Transfer learning can be defined as the process in which the knowledge acquired through the training of one machine learning model can be applied to a similar problem, without having to retrain a new model from scratch. Trnasfer learning can be optimised for target datasets with veru few observations. In this project, datasets related to chemical gas sensors have been utilized to train classifiers using deep neural networks (DNNs) in order to apply transfer learning to smaller but similar datasets. Transfer learning methods using DNNs have been shown to improve a model’s generalization capabilities but have traditionally been applied to perform classification on image and text data and in a few instances, data from motion sensors. This project tackles the challenging task of training classifiers for sensor data for which few benchmark results exist. This is due to a lack of robust pre-trained models for binary classification, unlike pre-trained models such as ResNet and VGG-16 that are available for image classification.

Project Workflow

1. Model Development

The source dataset is the dataset from which the model weights and features are transferred from and the target dataset is used to train a model using these learned weights. The model architecture for the pre-trained model is a multi-layer perceptron (MLP) and is implemented using Keras. The basic model architecture has an input and output layer with three hidden layers in between. The hidden layer and the number of neurons increase the complexity of the network and help the model generalize better. The activation function used in the output layer is sigmoid and it computes the probability of the label belonging to a certain class.

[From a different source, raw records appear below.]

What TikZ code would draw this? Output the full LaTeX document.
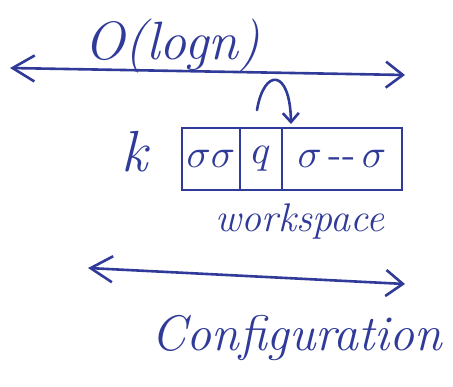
\RequirePackage{fix-cm}
\documentclass[tikz,border=0pt]{standalone}
\usepackage{amssymb}
\usepackage{graphicx}
\usepackage{tikz}
\usetikzlibrary{positioning,calc,arrows.meta}
\definecolor{ink}{RGB}{48,58,152}
\newcommand{\bigsym}[1]{\scalebox{4}{#1}}
\tikzset{x=1pt,y=1pt,
ink/.style={draw=ink,text=ink,line width=2.6pt,line cap=round,line join=round},
hand/.style={ink,-{Straight Barb[length=9pt,width=16pt]}},
both/.style={ink,{Straight Barb[length=22pt,width=26pt]}-{Straight Barb[length=17pt,width=26pt]}},
cell/.style={rectangle,draw=ink,line width=2.6pt,minimum height=62pt,inner sep=0pt,outer sep=0pt,text=ink},
lbl/.style={text=ink,inner sep=0pt},
}

\begin{document}
\begin{tikzpicture}
	\useasboundingbox (0,0) rectangle (453,386);

	\node[cell,minimum width=58pt] at (211,227) (c1) {\bigsym{$\sigma\sigma$}};
	\node[cell,minimum width=42pt,right=0pt of c1] (c2) {\bigsym{$q$}};
	\node[cell,minimum width=120pt,right=0pt of c2] (c3) {\bigsym{$\sigma\,$-{}-$\,\sigma$}};
	\node[lbl,font=\itshape\fontsize{58}{60}\selectfont] at (135,234) (k) {k};

	\coordinate (tl) at (10,318);
	\coordinate (tr) at (405,311);
	\coordinate (bl) at (88,118);
	\coordinate (br) at (405,102);
	\coordinate (hs) at (257,276);
	\coordinate (ht) at ($(c3.north west)+(9,4)$);

	\node[lbl,font=\itshape\fontsize{54}{58}\selectfont] at (172,340) (olog) {O(logn)};
	\node[lbl,font=\itshape\fontsize{40}{44}\selectfont] at (300,164) (work) {workspace};
	\node[lbl,font=\itshape\fontsize{50}{54}\selectfont] at (297,48) (conf) {Configuration};

	\draw[both] (tl) -- (tr);
	\draw[both] (bl) -- (br);
	\draw[hand] (hs) .. controls (264,318) and (290,318) .. (ht);
\end{tikzpicture}
\end{document}
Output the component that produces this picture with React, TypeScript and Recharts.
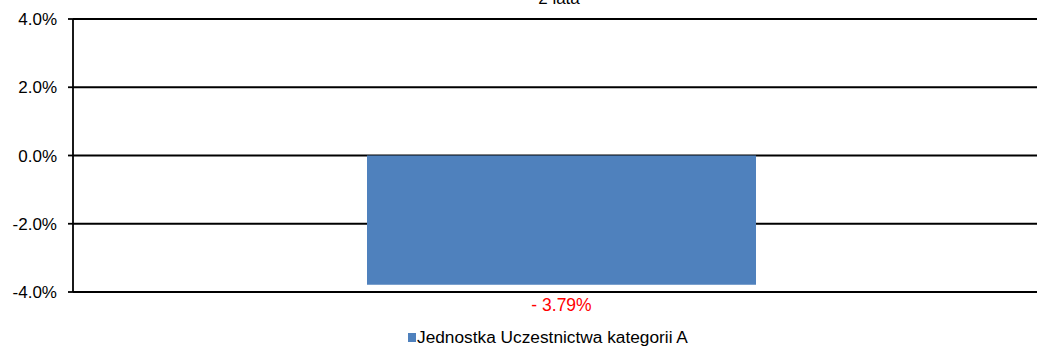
import { BarChart, Bar, XAxis, YAxis, CartesianGrid, LabelList, Customized } from "recharts";

const categories = ["2 lata"];
const fundValues = [-3.79];
const yTicks = [-4, -2, 0, 2, 4];
const seriesName = "Jednostka Uczestnictwa kategorii A";
const chartTitle = "2 lata";

const FONT = '"Liberation Sans", Arial, sans-serif';
const BAR_COLOR = "#4F81BD";

const data = categories.map((c, i) => ({ name: c, value: fundValues[i] }));

const fmtPct = (v: number) => `${v.toFixed(1)}%`;

// value label sits under the (negative) bar, red, with a spaced minus sign
function ValueLabel(props: any) {
  const { x, y, width, height, value } = props;
  const bottom = Math.max(y, y + height);
  const txt = value < 0 ? `- ${Math.abs(value).toFixed(2)}%` : `${value.toFixed(2)}%`;
  return (
    <text
      x={x + width / 2}
      y={bottom + 22}
      textAnchor="middle"
      dominantBaseline="middle"
      fill="#FF0000"
      fontSize={17.5}
      fontFamily={FONT}
    >
      {txt}
    </text>
  );
}

function TitleAndLegend(props: any) {
  const off = props.offset ?? { left: 73, width: 976 };
  const cx = off.left + off.width / 2;
  return (
    <g fontFamily={FONT}>
      <text x={cx - 2} y={4} textAnchor="middle" fontSize={17} fill="#000">
        {chartTitle}
      </text>
      <rect x={408} y={333} width={8} height={9} fill={BAR_COLOR} />
      <text x={417} y={338} dominantBaseline="middle" fontSize={17.3} fill="#000">
        {seriesName}
      </text>
    </g>
  );
}

export default function App() {
  return (
    <div style={{ position: "absolute", left: 0, top: 0, width: 1037, height: 347, overflow: "hidden", background: "#fff" }}>
      <BarChart
        width={1049}
        height={347}
        data={data}
        margin={{ top: 19, right: 0, bottom: 55, left: 0 }}
      >
        <CartesianGrid vertical={false} stroke="#000" strokeOpacity={1} strokeWidth={1.8} />
        <XAxis dataKey="name" hide />
        <YAxis
          width={73}
          domain={[-4, 4]}
          ticks={yTicks}
          tickFormatter={fmtPct}
          axisLine={{ stroke: "#000", strokeWidth: 1.8 }}
          tickLine={{ stroke: "#000", strokeWidth: 1.8 }}
          tickSize={5}
          tickMargin={11}
          tick={{ fill: "#000", fontSize: 17, fontFamily: FONT }}
          interval={0}
        />
        <Bar dataKey="value" fill={BAR_COLOR} barSize={389} isAnimationActive={false}>
          <LabelList dataKey="value" content={ValueLabel} />
        </Bar>
        <Customized component={TitleAndLegend} />
      </BarChart>
    </div>
  );
}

Since this is a binary classification problem for predicting the presence or absence of CO at a particular time, the sigmoid activation function works well. All datasets are initially utilized to train standalone models and subsequently the target datasets are used to perform transfer learning. Networks trained for transfer learning have different number of layers and neurons. The standalone model for the source dataset is trained for fifty epochs to achieve high accuracy and to ensure that the model converges successfully. Training for fewer epochs might hinder model performance. The optimizer used throughout this project is the Adam optimizer and this is a gradient descent algorithm that optimizes learning rates for all parameters. Similar model architectures have been used on datasets 2 and 3 to establish standalone model performances for datasets with reduced number of observations. These standalone performances will then be compared the performance of the pre-trained model on both the datasets. The hypothesis for this project is that the pre-trained networks obtained from training on large datasets with DNNs can be utilized on much smaller datasets with improved test accuracy and other robust metrics such as precision and recall.

2. Results of Training using Pre-Trained Models on the Target Datasets

The table below summarises the results of model training on all three datasets and diplays model training accuracies, precision, recall and Cohen’s kappa metrics. Since this is a binary classification problem, the results displayed are for both 0 and 1, i.e, presence and absence of the gas(methane,CO,etc) at a particular instant.

alt text

Conclusions

  1. Comparing the performance of standalone models to models using transfer learning, there is a remarkable improvement in test accuracy, precision and recall, which leads to a conclusion that transfer learning improves model performance for datasets much smaller than the source dataset and datasets that have label imbalance. Transfer learning can indeed be utilized for binary classification tasks, particularly for chemical gas sensors that have varying levels of humidity and temperatures, which further demonstrates its effectiveness. Performance metrics can be improved by utilizing larger target datasets that have equal label distribution.

  2. Based on the results generated in Table 1, it is evident that the pre-trained network has improved classification accuracies for both the target datasets. The model performances have also been gauged using more robust metrics such as confusion matrix, precision, recall and Cohen’s kappa score since the datasets are imbalanced in label distribution and hence only the test accuracy will not provide an accurate representation the model’s generalization capability.

  3. The Cohen’s kappa score is a statistical measure that indicates the extent of agreement between predicted and actual values. The closer the value is to 1, the better the model’s predictions are. The score has improved considerably for Dataset 3, which indicates the model’s improved ability to classify labels in the test set. The target datasets have been resampled to artificially increase the number of minority samples in the training set.

  4. While this resampling did not have considerable impact on final model accuracy, it provided an insight into the importance of having balanced datasets. Training standalone models provided interesting insights into model performances for balanced and imbalanced datasets. It can be concluded that transfer learning can be applied sensor data with reasonable accuracy and using the pre-trained network has generated greater test accuracy on Dataset 3 compared to the standalone models.

  5. Transfer learning does not provide a considerable improvement in model accuracy for imbalanced datasets, as indicated by the model performance on Dataset 2. Future work can be conducted on balanced target datasets and robust benchmarks can be set in the area of transfer learning for binary classification.